Cuando llegué a Madrid, hace cientos de años, descubrí un mundo clandestino que aunque funcionaba en la oscuridad, para mí era la luz en el real, oscuro y tétrico. Aprendí a leer entre líneas en la prensa y a escribir en aquellos periódicos murales con nombres falsos.
Entonces la música se pasaba de unos a otros en cintas cassettes y los libros nos llegaban desgastados. Gracias a un libro que compré en París, de Xavier Domingo, titulado El dinero del Opus es nuestro, que contenía graciosas y grotescas escenas eróticas, me llegaron algunas cintas con un asqueroso sonido de tanta generación de grabaciones y de tan malos aparatos.

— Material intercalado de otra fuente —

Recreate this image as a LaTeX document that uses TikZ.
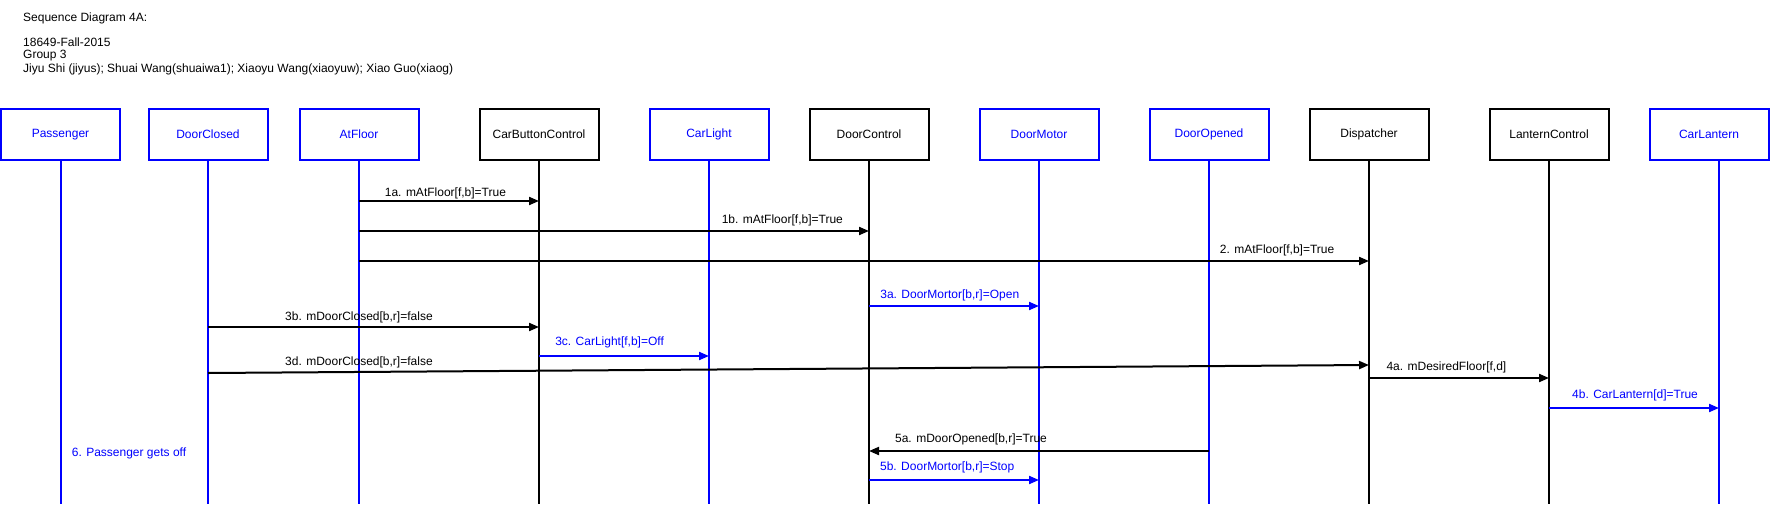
\documentclass[tikz,border=0pt]{standalone}
\usepackage{fontspec}
\setmainfont{Liberation Sans}
\usetikzlibrary{arrows.meta}
\definecolor{sdblue}{RGB}{0,0,255}

\begin{document}
\begin{tikzpicture}[x=1pt, y=-1pt,
  box/.style={rectangle, minimum width=119pt, minimum height=51pt, line width=2pt, text centered, font=\fontsize{12}{14}\selectfont},
  bluebox/.style={box, draw=sdblue, text=sdblue},
  blackbox/.style={box, draw=black, text=black},
  lifeline/.style={line width=2pt},
  msg/.style={line width=2pt, -{Triangle[length=10pt,width=8pt]}},
  msglabel/.style={font=\fontsize{12}{14}\selectfont, inner sep=0pt},
  heading/.style={anchor=west, inner sep=0pt, font=\fontsize{12}{14}\selectfont}]
\useasboundingbox (0,0) rectangle (1771,504);

% heading text
\node (title) [heading] at (23,18) {Sequence Diagram 4A:};
\node (course) [heading] at (23,42) {18649-Fall-2015};
\node (group) [heading] at (23,56) {Group 3};
\node (members) [heading] at (23,69) {Jiyu Shi (jiyus); Shuai Wang(shuaiwa1); Xiaoyu Wang(xiaoyuw); Xiao Guo(xiaog)};

% participants
\node (passenger) [bluebox] at (60.5,134.5) {Passenger};
\node (doorclosed) [bluebox] at (208,134.5) {DoorClosed};
\node (atfloor) [bluebox] at (359,134.5) {AtFloor};
\node (cbc) [blackbox] at (539,134.5) {CarButtonControl};
\node (carlight) [bluebox] at (709,134.5) {CarLight};
\node (doorcontrol) [blackbox] at (869,134.5) {DoorControl};
\node (doormotor) [bluebox] at (1039,134.5) {DoorMotor};
\node (dooropened) [bluebox] at (1209,134.5) {DoorOpened};
\node (dispatcher) [blackbox] at (1369,134.5) {Dispatcher};
\node (lanterncontrol) [blackbox] at (1549,134.5) {LanternControl};
\node (carlantern) [bluebox] at (1709,134.5) {CarLantern};
\coordinate (carlanternline) at (carlantern.south -| 1719,0);

% lifelines
\draw[lifeline, sdblue] (passenger.south) -- (passenger |- 0,504);
\draw[lifeline, sdblue] (doorclosed.south) -- (doorclosed |- 0,504);
\draw[lifeline, sdblue] (atfloor.south) -- (atfloor |- 0,504);
\draw[lifeline] (cbc.south) -- (cbc |- 0,504);
\draw[lifeline, sdblue] (carlight.south) -- (carlight |- 0,504);
\draw[lifeline] (doorcontrol.south) -- (doorcontrol |- 0,504);
\draw[lifeline, sdblue] (doormotor.south) -- (doormotor |- 0,504);
\draw[lifeline, sdblue] (dooropened.south) -- (dooropened |- 0,504);
\draw[lifeline] (dispatcher.south) -- (dispatcher |- 0,504);
\draw[lifeline] (lanterncontrol.south) -- (lanterncontrol |- 0,504);
\draw[lifeline, sdblue] (carlanternline) -- (carlanternline |- 0,504);

% messages
\draw[msg] (atfloor |- 0,201) -- (cbc |- 0,201) node[msglabel, pos=.48, yshift=8pt] {1a. mAtFloor[f,b]=True};
\draw[msg] (atfloor |- 0,231) -- (doorcontrol |- 0,231) node[msglabel, pos=.83, yshift=11pt] {1b. mAtFloor[f,b]=True};
\draw[msg] (atfloor |- 0,261) -- (dispatcher |- 0,261) node[msglabel, pos=.909, yshift=11pt] {2. mAtFloor[f,b]=True};
\draw[msg, sdblue] (doorcontrol |- 0,306) -- (doormotor |- 0,306) node[msglabel, pos=.475, yshift=11pt] {3a. DoorMortor[b,r]=Open};
\draw[msg] (doorclosed |- 0,327) -- (cbc |- 0,327) node[msglabel, pos=.456, yshift=10pt] {3b. mDoorClosed[b,r]=false};
\draw[msg, sdblue] (cbc |- 0,356) -- (carlight |- 0,356) node[msglabel, pos=.415, yshift=14pt] {3c. CarLight[f,b]=Off};
\draw[msg] (doorclosed |- 0,373) -- (dispatcher |- 0,365) node[msglabel, pos=.13, yshift=10pt] {3d. mDoorClosed[b,r]=false};
\draw[msg] (dispatcher |- 0,378) -- (lanterncontrol |- 0,378) node[msglabel, pos=.43, yshift=11pt] {4a. mDesiredFloor[f,d]};
\draw[msg, sdblue] (lanterncontrol |- 0,408) -- (carlanternline |- 0,408) node[msglabel, pos=.506, yshift=13pt] {4b. CarLantern[d]=True};
\draw[msg] (dooropened |- 0,451) -- (doorcontrol |- 0,451) node[msglabel, pos=.70, yshift=12pt] {5a. mDoorOpened[b,r]=True};
\draw[msg, sdblue] (doorcontrol |- 0,480) -- (doormotor |- 0,480) node[msglabel, pos=.46, yshift=13pt] {5b. DoorMortor[b,r]=Stop};

\node (getsoff) [msglabel, text=sdblue] at (129,453) {6. Passenger gets off};

\end{tikzpicture}
\end{document}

Recuerdo una de Francisco Curto, una grabación clandestina de un juicio a etarras en que los reos acababan cantando el Eusko gudariak y otra de un grupo llamado Desde Santurce a Bilbao Blues Band con canciones que nos hicieron reír a todos y que, por tanto, oíamos con frecuencia. Esta cinta amenizó los patios plagados del Ramiro en las huelgas del 75, mientras el colegio nos traía a aquel supergrupo que cantaba lo de viva la gente, la hay donde quiera que vas moviendo sus brazos de un lado a otro.
Una de aquellas voces distorsionadas, ha muerto. Yo era un seguidor que veía sus programas y leía sus historias de Madrid en el periódico. Bailé aquello de mi amor entero por la hija de Rainiero. Me caía bien. Es justo decirlo.
Un recuerdo también al grupo de estudiantes Los Gigantes, que hacían una versión de la Cantata de Santa María de Iquique en que los estudiantes hacían huelga en el campus de la Universidad Autónoma y el rector, Gratiniano Nieto Dimisión, metía a la policía hasta en las aulas.